Technique

Knife Skills the Restaurant Way: Six Cuts to Drill

By Mei-Ling Chen · February 26, 2026

Technique Feb 26, 2026 By Mei-Ling Chen

Six standard cuts cover ninety percent of professional kitchen work. Drill them and your home cooking will move faster and look sharper.

Restaurant kitchens run on a vocabulary of standardized cuts, and learning the same six shapes will transform how fast and how evenly you cook at home. The foundation is the small dice, a quarter-inch cube that cooks in predictable time and lays flat on a spoon. From there, you can scale up to a medium dice at half an inch and a large dice at three quarters of an inch, each one suited to longer cooking times and chunkier finished dishes. Below the small dice you have the brunoise, an eighth-inch cube reserved for garnishes and quick-cooking sauces.

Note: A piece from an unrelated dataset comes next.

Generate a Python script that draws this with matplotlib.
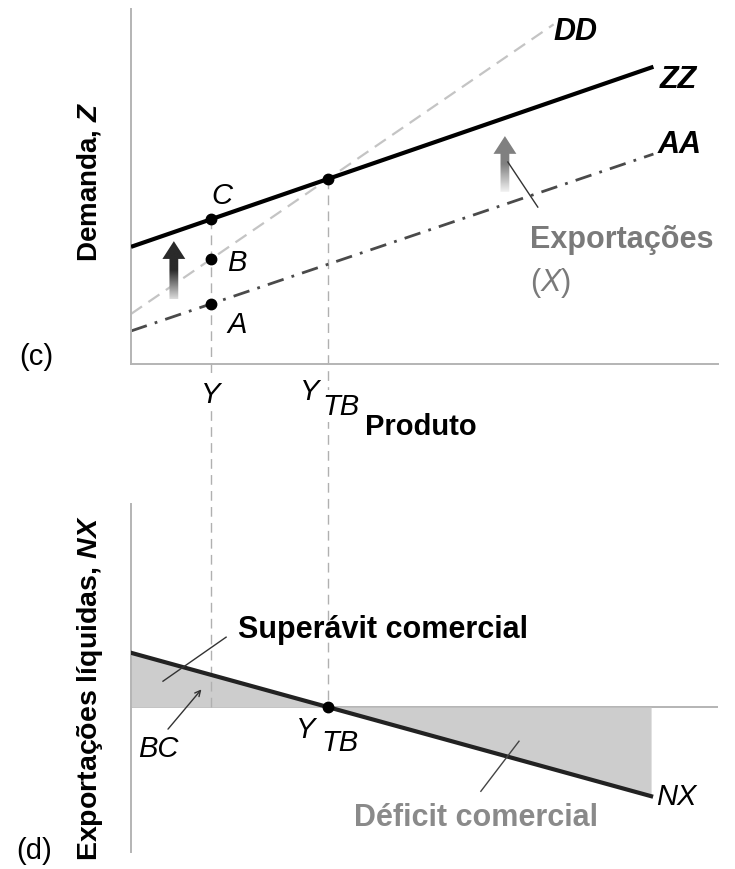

Drilling these four sizes on a single onion or carrot teaches your hand the muscle memory that pros build over years.

The two remaining cuts you need are the julienne and the chiffonade. A julienne is a matchstick about an eighth of an inch square and two inches long, perfect for stir fries, slaws, and quick pickles. The chiffonade is reserved for leafy herbs and greens, made by stacking the leaves, rolling them like a cigar, and slicing thin ribbons across the roll. Both cuts depend on a flat, stable starting surface, which is why pros always trim a thin slice off the round side of any vegetable before they begin. That tiny step keeps the food from rolling and your knuckles where they belong.

Drill these cuts with a sharp knife, a damp towel under your board, and a relaxed claw grip on the guiding hand. Speed is the last thing to chase. Aim for uniformity first, because evenly cut food cooks evenly, and evenly cooked food tastes better than the same ingredients chopped in chaos. Spend ten minutes a day for two weeks running a single onion through small dice, brunoise, and julienne, and you will feel a noticeable shift in your kitchen rhythm. Your stir fries will brown rather than steam, your soups will look like restaurant soups, and your prep time will drop by a third without any loss of care.